Pacific Northwest Research Institute
- Formation: 1956; 70 years ago
- Type: Nonprofit organization
- Headquarters: Seattle, Washington, U.S.
- Website: pnri.org
- Formerly called: Pacific Northwest Diabetes Research Institute

= Pacific Northwest Diabetes Research Institute =

US non-profit medical research institute

The Pacific Northwest Research Institute (PNRI) is a private non-profit biomedical and clinical research institute in the northwest United States, located in Seattle, Washington.

Founded to investigate heart surgery, cancer, and endocrine diseases, its current focus is pioneering genetic research to find new solutions to improve human health.

==History==
The first such institute in the Pacific Northwest, it was created in 1956 by William B. Hutchinson as the Pacific Northwest Research Foundation (PNRF). A second-generation physician, founder Hutchinson (1909–1997) was a surgeon and an older brother of Major League Baseball pitcher and manager Fred Hutchinson, who died of lung cancer at age 45 in 1964.

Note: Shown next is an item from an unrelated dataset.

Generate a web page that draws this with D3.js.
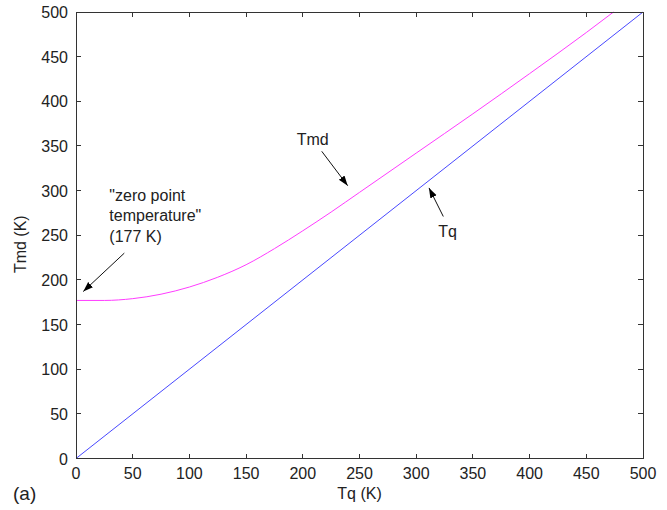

In 1972, PNRF received federal funding under the National Cancer Act of 1971 with the help of U.S. Senator Warren G. Magnuson to create in Seattle one of the 15 new cancer centers called for under 1971 Act; the Fred Hutchinson Cancer Research Center was founded in 1972 and its building opened 3 years later.

===Name===
The organization was founded in 1956 as the Pacific Northwest Research Foundation, whose name is still on the exterior of the building. In 1997 the organization changed its name to Pacific Northwest Research Institute. In 2008 the organization changed its name to Pacific Northwest Diabetes Research Institute. In 2017, the organization returned to the name, Pacific Northwest Research Institute.

==Staff==
The institute has 85 employees in 6 investigative teams. The current president and CEO is John Wecker.

==Community involvement==
Each year the institute hosts one of the Northwest's most successful wine events featuring one of the largest blind wine tasting games in the Puget Sound area. Boutique wineries from Washington State partner with the institute to make An Evening of Wine feature Washington State's latest varietals.